私は大きなお腹を抱えて優子先輩の病院にやって来た。

「あら羽蘭。随分大きくなったわね」
「お陰様で」

「ちゃんと腹帯してるの?」
体格の割に大きくなってしまったお腹に手を当てる優子先輩。

「してますよ。ちゃんとウォーキングもしてるし、体重だって理想的です」
「その割には大きなお腹ね」

フン。
すみませんね。

妊娠7ヶ月を超えた頃から、順調に出てきたお腹。
検診でも不思議そうに見られ続けた。

「おかしいですよね。

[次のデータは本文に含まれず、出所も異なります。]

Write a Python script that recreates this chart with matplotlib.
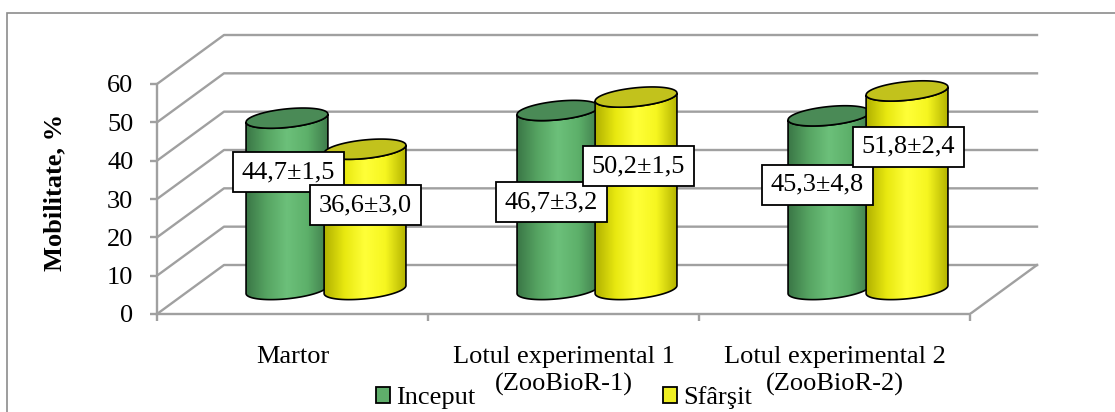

仕事だって一切セーブしてないし、運動不足でもないのに」
「本当ね」
半分笑いながら、隆哉と優子先輩の会話が続く。


「ハイハイ。妊婦をからかわない。問題は腹囲ではなくてお腹の赤ちゃんのサイズだから」
助け船を出してくれるのは悠平先輩。

「そうですよね。失礼なパパとおばちゃんね」
言いながら、お腹をさする。

「おばちゃんって誰の事よっ」
優子先輩の声が大きくなった。


「ちょっと、病院で大きな声出さない」
ええ?
突然声が掛かり驚いて振り返った。

「桜子先生」

次の瞬間、優子先輩が駆け出した。

「どうしたんですか?妊娠ですか?」

ぷーっ。
私が吹き出してしまった。

呆れたように優子先輩を見て、私に頭を下げる女性。

どうも。
私も会釈した。

綺麗というよりかわいい人。
いくつだろう、40歳位かな?

「こんにちは」

続けて入ってきたもう1人の女性。
今度は凄い美人さん。
年は・・・40代中盤いや、年齢不詳な感じ。

「こんにちは桜井さん」
優子先輩が挨拶すると、

「麗子がお世話になります。これ、お店で出してるケーキとプリンなんです。よかったら召し上がってください」

大きめの袋を差し出す女性。
ニコニコと笑いながら、2人の女性は入院病棟へと消えていった。